● **TO BE DONE**:
Reproduce nothing but the lines from the start of the material through the line that includes "Chart.register(...registerables);", both ends included, and omit every picture.

------------------------------------------------------------------------

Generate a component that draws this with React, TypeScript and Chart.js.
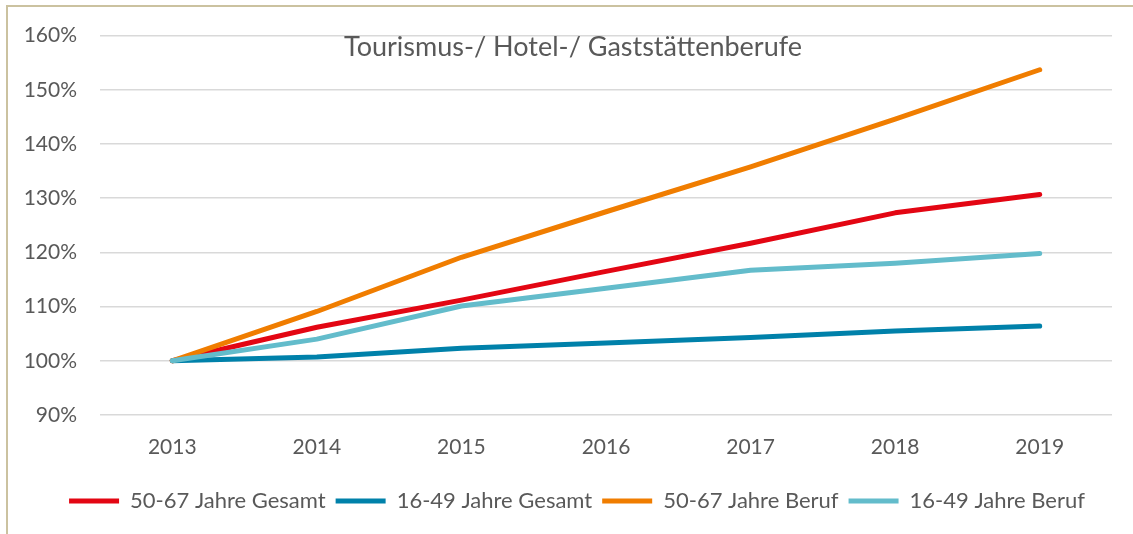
import React, { useEffect, useRef } from "react";
import { Chart, registerables } from "chart.js";

Chart.register(...registerables);

const years = ["2013", "2014", "2015", "2016", "2017", "2018", "2019"];
const gesamt5067 = [100, 106.2, 111.2, 116.5, 121.7, 127.3, 130.7];
const gesamt1649 = [100, 100.7, 102.3, 103.3, 104.3, 105.5, 106.4];
const beruf5067 = [100, 109.1, 119.1, 127.5, 135.8, 144.6, 153.7];
const beruf1649 = [100, 104.0, 110.1, 113.4, 116.7, 118.0, 119.8];
const seriesNames = [
  "50-67 Jahre Gesamt",
  "16-49 Jahre Gesamt",
  "50-67 Jahre Beruf",
  "16-49 Jahre Beruf",
];
const titleText = "Tourismus-/ Hotel-/ Gaststättenberufe";
const yMin = 90;
const yMax = 160;
const yStep = 10;

const FONT = "Lato";
const TEXT = "#595959";

const titlePlugin = {
  id: "innerTitle",
  afterLayout(chart: any) {
    if (chart.legend) {
      chart.legend.left = 42;
    }
  },
  afterDraw(chart: any) {
    const ctx = chart.ctx;
    ctx.save();
    ctx.font = `27px ${FONT}`;
    ctx.fillStyle = TEXT;
    ctx.textAlign = "center";
    ctx.textBaseline = "middle";
    ctx.fillText(titleText, 573, 47);
    ctx.restore();
  },
};

export default function App() {
  const ref = useRef<HTMLCanvasElement | null>(null);
  useEffect(() => {
    if (!ref.current) return;
    const mk = (label: string, data: number[], color: string, order: number) => ({
      label,
      data,
      borderColor: color,
      backgroundColor: color,
      borderWidth: 5,
      pointRadius: 0,
      pointHoverRadius: 0,
      borderCapStyle: "round",
      borderJoinStyle: "round",
      tension: 0,
      fill: false,
      order,
    });
    const chart = new Chart(ref.current, {
      type: "line",
      data: {
        labels: years,
        datasets: [
          mk(seriesNames[0], gesamt5067, "#e30613", 3),
          mk(seriesNames[1], gesamt1649, "#0081aa", 2),
          mk(seriesNames[2], beruf5067, "#f07d00", 1),
          mk(seriesNames[3], beruf1649, "#63bccb", 0),
        ] as any,
      },
      options: {
        animation: false,
        responsive: true,
        maintainAspectRatio: false,
        layout: { padding: { top: 35, right: 21, bottom: 12, left: 0 } },
        scales: {
          x: {
            offset: true,
            grid: { display: false, drawTicks: false },
            border: { display: false },
            ticks: { color: TEXT, font: { family: FONT, size: 21 }, padding: 20 },
            afterFit: (s: any) => {
              s.height = 65;
            },
          },
          y: {
            min: yMin,
            max: yMax,
            grid: { color: "#d9d9d9", lineWidth: 1.5, drawTicks: false },
            border: { display: false },
            ticks: {
              stepSize: yStep,
              color: TEXT,
              font: { family: FONT, size: 21 },
              padding: 23,
              callback: (v: any) => `${v}%`,
            },
            afterFit: (s: any) => {
              s.width = 100;
            },
          },
        },
        plugins: {
          tooltip: { enabled: false },
          title: { display: false },
          legend: {
            position: "bottom",
            labels: {
              usePointStyle: true,
              pointStyle: "line",
              pointStyleWidth: 50,
              color: TEXT,
              font: { family: FONT, size: 22 },
              padding: 10,
              sort: (a: any, b: any) => a.datasetIndex - b.datasetIndex,
            },
          },
        },
      } as any,
      plugins: [titlePlugin],
    });
    return () => chart.destroy();
  }, []);

  return (
    <div
      style={{
        position: "fixed",
        left: 0,
        top: 0,
        width: 1133,
        height: 534,
        background: "#fff",
        overflow: "hidden",
      }}
    >
      <div
        style={{
          position: "absolute",
          left: 6,
          top: 5,
          width: 1200,
          height: 600,
          borderLeft: "2px solid #cbc2a0",
          borderTop: "2px solid #cbc2a0",
        }}
      />
      <div style={{ position: "absolute", left: 0, top: 0, width: 1133, height: 534 }}>
        <canvas ref={ref} />
      </div>
    </div>
  );
}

------------------------------------------------------------------------

● **SOLUTION FOR THIS TASK**:
Generate a component that draws this with React, TypeScript and Chart.js.
import React, { useEffect, useRef } from "react";
import { Chart, registerables } from "chart.js";

Chart.register(...registerables);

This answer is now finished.